TASK PROMPT:
Up to and including the line that contains "(0,0) rectangle (796,1109);", write out each line of the material from its first line, exactly.

DATA SEGMENT:
• • •

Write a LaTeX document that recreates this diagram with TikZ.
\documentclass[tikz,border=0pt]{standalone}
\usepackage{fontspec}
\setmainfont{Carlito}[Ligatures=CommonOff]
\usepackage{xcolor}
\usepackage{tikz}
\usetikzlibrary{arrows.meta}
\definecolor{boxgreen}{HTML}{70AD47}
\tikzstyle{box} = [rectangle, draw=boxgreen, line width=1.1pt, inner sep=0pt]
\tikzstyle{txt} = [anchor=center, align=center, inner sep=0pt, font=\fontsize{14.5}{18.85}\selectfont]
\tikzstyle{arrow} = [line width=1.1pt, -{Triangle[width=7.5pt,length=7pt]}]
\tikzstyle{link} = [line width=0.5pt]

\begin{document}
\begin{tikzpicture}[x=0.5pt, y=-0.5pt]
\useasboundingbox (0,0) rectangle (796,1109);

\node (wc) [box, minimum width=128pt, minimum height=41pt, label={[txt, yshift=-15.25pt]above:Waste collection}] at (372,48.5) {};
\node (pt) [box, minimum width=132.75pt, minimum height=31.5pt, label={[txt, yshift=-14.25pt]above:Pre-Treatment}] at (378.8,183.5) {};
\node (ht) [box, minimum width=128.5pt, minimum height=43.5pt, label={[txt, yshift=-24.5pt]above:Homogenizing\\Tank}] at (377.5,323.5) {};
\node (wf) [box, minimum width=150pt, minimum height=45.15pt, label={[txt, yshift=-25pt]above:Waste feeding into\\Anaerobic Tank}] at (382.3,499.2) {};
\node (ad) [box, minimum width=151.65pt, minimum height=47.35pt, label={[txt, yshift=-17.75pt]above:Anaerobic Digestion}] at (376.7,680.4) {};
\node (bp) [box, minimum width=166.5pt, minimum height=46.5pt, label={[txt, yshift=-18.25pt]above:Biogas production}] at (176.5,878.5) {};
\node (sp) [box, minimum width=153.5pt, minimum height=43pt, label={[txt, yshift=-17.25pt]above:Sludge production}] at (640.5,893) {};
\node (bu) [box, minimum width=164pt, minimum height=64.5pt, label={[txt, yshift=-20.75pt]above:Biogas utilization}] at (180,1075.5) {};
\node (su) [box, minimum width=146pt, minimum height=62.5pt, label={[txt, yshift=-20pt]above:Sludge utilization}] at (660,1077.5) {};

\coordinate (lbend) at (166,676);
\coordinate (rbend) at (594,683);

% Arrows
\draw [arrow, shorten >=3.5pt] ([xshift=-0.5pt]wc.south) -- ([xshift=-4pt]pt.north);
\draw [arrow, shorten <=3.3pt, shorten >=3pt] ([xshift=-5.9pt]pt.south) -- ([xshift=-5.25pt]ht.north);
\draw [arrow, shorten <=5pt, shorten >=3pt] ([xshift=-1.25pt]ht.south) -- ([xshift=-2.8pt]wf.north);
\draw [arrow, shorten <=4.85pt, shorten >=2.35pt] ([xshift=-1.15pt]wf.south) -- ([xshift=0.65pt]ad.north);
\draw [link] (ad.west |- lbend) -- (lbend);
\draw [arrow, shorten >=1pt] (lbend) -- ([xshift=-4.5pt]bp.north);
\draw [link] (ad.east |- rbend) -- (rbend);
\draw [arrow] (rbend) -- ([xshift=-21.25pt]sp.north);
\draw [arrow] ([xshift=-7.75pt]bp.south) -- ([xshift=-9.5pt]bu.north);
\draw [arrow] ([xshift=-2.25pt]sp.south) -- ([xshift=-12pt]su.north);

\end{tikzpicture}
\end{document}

• • •

FULL RESPONSE:
Write a LaTeX document that recreates this diagram with TikZ.
\documentclass[tikz,border=0pt]{standalone}
\usepackage{fontspec}
\setmainfont{Carlito}[Ligatures=CommonOff]
\usepackage{xcolor}
\usepackage{tikz}
\usetikzlibrary{arrows.meta}
\definecolor{boxgreen}{HTML}{70AD47}
\tikzstyle{box} = [rectangle, draw=boxgreen, line width=1.1pt, inner sep=0pt]
\tikzstyle{txt} = [anchor=center, align=center, inner sep=0pt, font=\fontsize{14.5}{18.85}\selectfont]
\tikzstyle{arrow} = [line width=1.1pt, -{Triangle[width=7.5pt,length=7pt]}]
\tikzstyle{link} = [line width=0.5pt]

\begin{document}
\begin{tikzpicture}[x=0.5pt, y=-0.5pt]
\useasboundingbox (0,0) rectangle (796,1109);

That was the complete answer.